> BRIEF: All lines below must be repeated exactly, with the pictures omitted.

# start of RECORDS SUPPLIED

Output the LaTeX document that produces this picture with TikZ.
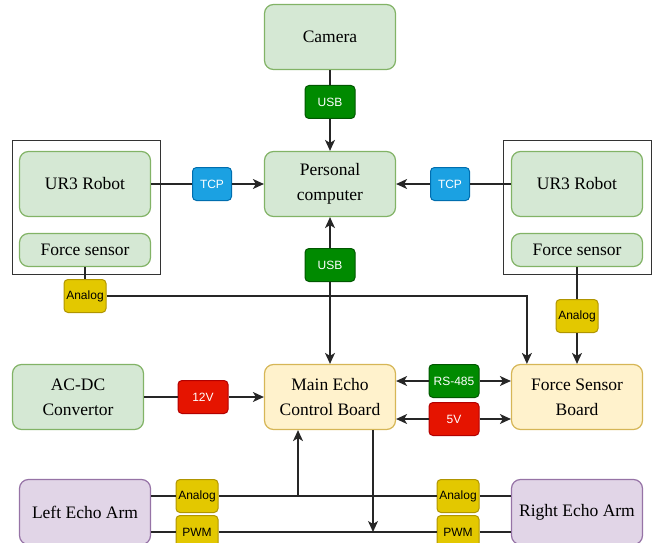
\documentclass[tikz,border=0pt]{standalone}
\usepackage{fontspec}
\setmainfont{Liberation Serif}
\newfontfamily\tagfont{Liberation Sans}
\usetikzlibrary{arrows.meta}

\definecolor{grnfill}{HTML}{D5E8D4}
\definecolor{grnline}{HTML}{82B366}
\definecolor{ylwfill}{HTML}{FFF2CC}
\definecolor{ylwline}{HTML}{D6B656}
\definecolor{prpfill}{HTML}{E1D5E7}
\definecolor{prpline}{HTML}{9673A6}
\definecolor{usbfill}{HTML}{008A00}
\definecolor{usbline}{HTML}{005700}
\definecolor{tcpfill}{HTML}{1BA1E2}
\definecolor{tcpline}{HTML}{006EAF}
\definecolor{pwrfill}{HTML}{E51400}
\definecolor{pwrline}{HTML}{B20000}
\definecolor{sigfill}{HTML}{E3C800}
\definecolor{sigline}{HTML}{B09500}

\tikzset{
	block/.style={rounded corners=9pt, line width=1.2pt, minimum width=131pt, minimum height=65pt,
		align=center, inner sep=2pt, font=\fontsize{17.5}{25}\selectfont},
	blockG/.style={block, draw=grnline, fill=grnfill},
	blockY/.style={block, draw=ylwline, fill=ylwfill},
	blockP/.style={block, draw=prpline, fill=prpfill},
	tag/.style={rounded corners=4pt, line width=1pt, minimum width=50pt, minimum height=33pt,
		inner sep=1pt, font=\tagfont\fontsize{12}{14}\selectfont},
	tagUSB/.style={tag, draw=usbline, fill=usbfill, text=white},
	tagTCP/.style={tag, draw=tcpline, fill=tcpfill, text=white, minimum width=39pt},
	tagPWR/.style={tag, draw=pwrline, fill=pwrfill, text=white},
	tagSIG/.style={tag, draw=sigline, fill=sigfill, text=black, minimum width=42pt},
	wire/.style={line width=1.4pt, black!85},
	arr/.style={wire, -{Stealth[length=11pt, width=10pt, inset=3pt]}},
}

\begin{document}
\begin{tikzpicture}[x=1pt, y=-1pt]
		%%%%% START %%%%%
		\clip (0, 0) rectangle (662, 543);
		
		% robot frames
		\draw[line width=0.8pt, black!80] (12, 140) rectangle (160, 274);
		\draw[line width=0.8pt, black!80] (503, 140) rectangle (651, 274);
		
		% blocks
		\node[blockG] (cam) at (330, 37) {Camera};
		\node[blockG] (pc) at (330, 184) {Personal\\computer};
		\node[blockG] (ur3L) at (85, 184) {UR3 Robot};
		\node[blockG, minimum height=33pt] (fsL) at (85, 250) {Force sensor};
		\node[blockG] (ur3R) at (577, 184) {UR3 Robot};
		\node[blockG, minimum height=33pt] (fsR) at (577, 250) {Force sensor};
		\node[blockG] (acdc) at (78, 397) {AC-DC\\Convertor};
		\node[blockY] (main) at (330, 397) {Main Echo\\Control Board};
		\node[blockY] (fsb) at (577, 397) {Force Sensor\\Board};
		\node[blockP] (armL) at (85, 512) {Left Echo Arm};
		\node[blockP] (armR) at (577, 512) {Right Echo Arm};
		
		% link tags
		\node[tagUSB] (usbA) at (330, 102) {USB};
		\node[tagUSB] (usbB) at (330, 265) {USB};
		\node[tagTCP] (tcpL) at (212, 184) {TCP};
		\node[tagTCP] (tcpR) at (450, 184) {TCP};
		\node[tagSIG] (anaL) at (85, 296) {Analog};
		\node[tagSIG] (anaR) at (577, 316) {Analog};
		\node[tagPWR] (v12) at (203, 397) {12V};
		\node[tagUSB] (rs) at (454, 381) {RS-485};
		\node[tagPWR] (v5) at (454, 419) {5V};
		\node[tagSIG] (anaBL) at (197, 496) {Analog};
		\node[tagSIG] (anaBR) at (458, 496) {Analog};
		\node[tagSIG] (pwmL) at (197, 532) {PWM};
		\node[tagSIG] (pwmR) at (458, 532) {PWM};
		
		% camera and robots to pc
		\draw[wire] (cam) -- (usbA);
		\draw[arr] (usbA) -- (pc);
		\draw[wire] (ur3L) -- (tcpL);
		\draw[arr] (tcpL) -- (pc);
		\draw[wire] (ur3R) -- (tcpR);
		\draw[arr] (tcpR) -- (pc);
		\draw[arr] (usbB) -- (pc);
		\draw[arr] (usbB) -- (main);
		
		% force sensors
		\draw[wire] (fsL) -- (anaL);
		\draw[arr] (anaL) -| ([xshift=16pt]fsb.north west);
		\draw[wire] (fsR) -- (anaR);
		\draw[arr] (anaR) -- (fsb);
		
		% power and bus
		\draw[wire] (acdc) -- (v12);
		\draw[arr] (v12) -- (main);
		\draw[arr] (rs) -- (main.east |- rs);
		\draw[arr] (rs) -- (fsb.west |- rs);
		\draw[arr] (v5) -- (main.east |- v5);
		\draw[arr] (v5) -- (fsb.west |- v5);
		
		% echo arms
		\coordinate (tapA) at (298, 496);
		\coordinate (tapP) at (373, 532);
		\draw[wire] (armL.east |- anaBL) -- (anaBL);
		\draw[wire] (anaBL) -- (anaBR);
		\draw[wire] (anaBR) -- (armR.west |- anaBR);
		\draw[wire] (armL.east |- pwmL) -- (pwmL);
		\draw[wire] (pwmL) -- (pwmR);
		\draw[wire] (pwmR) -- (armR.west |- pwmR);
		\draw[arr] (tapA) -- (main.south -| tapA);
		\draw[arr] (main.south -| tapP) -- (tapP);
		
		%%%%% END %%%%%
	\end{tikzpicture}
\end{document}
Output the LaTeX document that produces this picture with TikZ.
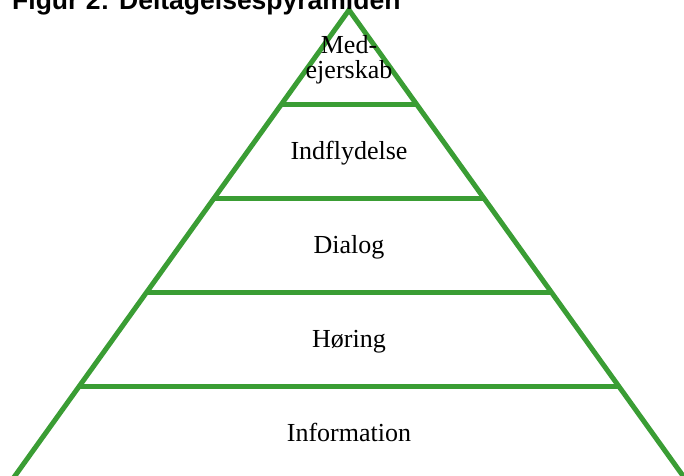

# end of RECORDS SUPPLIED

> ANSWER TO THIS TASK:
Output the LaTeX document that produces this picture with TikZ.
\documentclass[tikz,border=0pt]{standalone}
\usepackage{fontspec}
\setmainfont{Liberation Serif}
\newfontfamily\tagfont{Liberation Sans}
\usetikzlibrary{arrows.meta}

\definecolor{grnfill}{HTML}{D5E8D4}
\definecolor{grnline}{HTML}{82B366}
\definecolor{ylwfill}{HTML}{FFF2CC}
\definecolor{ylwline}{HTML}{D6B656}
\definecolor{prpfill}{HTML}{E1D5E7}
\definecolor{prpline}{HTML}{9673A6}
\definecolor{usbfill}{HTML}{008A00}
\definecolor{usbline}{HTML}{005700}
\definecolor{tcpfill}{HTML}{1BA1E2}
\definecolor{tcpline}{HTML}{006EAF}
\definecolor{pwrfill}{HTML}{E51400}
\definecolor{pwrline}{HTML}{B20000}
\definecolor{sigfill}{HTML}{E3C800}
\definecolor{sigline}{HTML}{B09500}

\tikzset{
	block/.style={rounded corners=9pt, line width=1.2pt, minimum width=131pt, minimum height=65pt,
		align=center, inner sep=2pt, font=\fontsize{17.5}{25}\selectfont},
	blockG/.style={block, draw=grnline, fill=grnfill},
	blockY/.style={block, draw=ylwline, fill=ylwfill},
	blockP/.style={block, draw=prpline, fill=prpfill},
	tag/.style={rounded corners=4pt, line width=1pt, minimum width=50pt, minimum height=33pt,
		inner sep=1pt, font=\tagfont\fontsize{12}{14}\selectfont},
	tagUSB/.style={tag, draw=usbline, fill=usbfill, text=white},
	tagTCP/.style={tag, draw=tcpline, fill=tcpfill, text=white, minimum width=39pt},
	tagPWR/.style={tag, draw=pwrline, fill=pwrfill, text=white},
	tagSIG/.style={tag, draw=sigline, fill=sigfill, text=black, minimum width=42pt},
	wire/.style={line width=1.4pt, black!85},
	arr/.style={wire, -{Stealth[length=11pt, width=10pt, inset=3pt]}},
}

\begin{document}
\begin{tikzpicture}[x=1pt, y=-1pt]
		%%%%% START %%%%%
		\clip (0, 0) rectangle (662, 543);
		
		% robot frames
		\draw[line width=0.8pt, black!80] (12, 140) rectangle (160, 274);
		\draw[line width=0.8pt, black!80] (503, 140) rectangle (651, 274);
		
		% blocks
		\node[blockG] (cam) at (330, 37) {Camera};
		\node[blockG] (pc) at (330, 184) {Personal\\computer};
		\node[blockG] (ur3L) at (85, 184) {UR3 Robot};
		\node[blockG, minimum height=33pt] (fsL) at (85, 250) {Force sensor};
		\node[blockG] (ur3R) at (577, 184) {UR3 Robot};
		\node[blockG, minimum height=33pt] (fsR) at (577, 250) {Force sensor};
		\node[blockG] (acdc) at (78, 397) {AC-DC\\Convertor};
		\node[blockY] (main) at (330, 397) {Main Echo\\Control Board};
		\node[blockY] (fsb) at (577, 397) {Force Sensor\\Board};
		\node[blockP] (armL) at (85, 512) {Left Echo Arm};
		\node[blockP] (armR) at (577, 512) {Right Echo Arm};
		
		% link tags
		\node[tagUSB] (usbA) at (330, 102) {USB};
		\node[tagUSB] (usbB) at (330, 265) {USB};
		\node[tagTCP] (tcpL) at (212, 184) {TCP};
		\node[tagTCP] (tcpR) at (450, 184) {TCP};
		\node[tagSIG] (anaL) at (85, 296) {Analog};
		\node[tagSIG] (anaR) at (577, 316) {Analog};
		\node[tagPWR] (v12) at (203, 397) {12V};
		\node[tagUSB] (rs) at (454, 381) {RS-485};
		\node[tagPWR] (v5) at (454, 419) {5V};
		\node[tagSIG] (anaBL) at (197, 496) {Analog};
		\node[tagSIG] (anaBR) at (458, 496) {Analog};
		\node[tagSIG] (pwmL) at (197, 532) {PWM};
		\node[tagSIG] (pwmR) at (458, 532) {PWM};
		
		% camera and robots to pc
		\draw[wire] (cam) -- (usbA);
		\draw[arr] (usbA) -- (pc);
		\draw[wire] (ur3L) -- (tcpL);
		\draw[arr] (tcpL) -- (pc);
		\draw[wire] (ur3R) -- (tcpR);
		\draw[arr] (tcpR) -- (pc);
		\draw[arr] (usbB) -- (pc);
		\draw[arr] (usbB) -- (main);
		
		% force sensors
		\draw[wire] (fsL) -- (anaL);
		\draw[arr] (anaL) -| ([xshift=16pt]fsb.north west);
		\draw[wire] (fsR) -- (anaR);
		\draw[arr] (anaR) -- (fsb);
		
		% power and bus
		\draw[wire] (acdc) -- (v12);
		\draw[arr] (v12) -- (main);
		\draw[arr] (rs) -- (main.east |- rs);
		\draw[arr] (rs) -- (fsb.west |- rs);
		\draw[arr] (v5) -- (main.east |- v5);
		\draw[arr] (v5) -- (fsb.west |- v5);
		
		% echo arms
		\coordinate (tapA) at (298, 496);
		\coordinate (tapP) at (373, 532);
		\draw[wire] (armL.east |- anaBL) -- (anaBL);
		\draw[wire] (anaBL) -- (anaBR);
		\draw[wire] (anaBR) -- (armR.west |- anaBR);
		\draw[wire] (armL.east |- pwmL) -- (pwmL);
		\draw[wire] (pwmL) -- (pwmR);
		\draw[wire] (pwmR) -- (armR.west |- pwmR);
		\draw[arr] (tapA) -- (main.south -| tapA);
		\draw[arr] (main.south -| tapP) -- (tapP);
		
		%%%%% END %%%%%
	\end{tikzpicture}
\end{document}
Output the LaTeX document that produces this picture with TikZ.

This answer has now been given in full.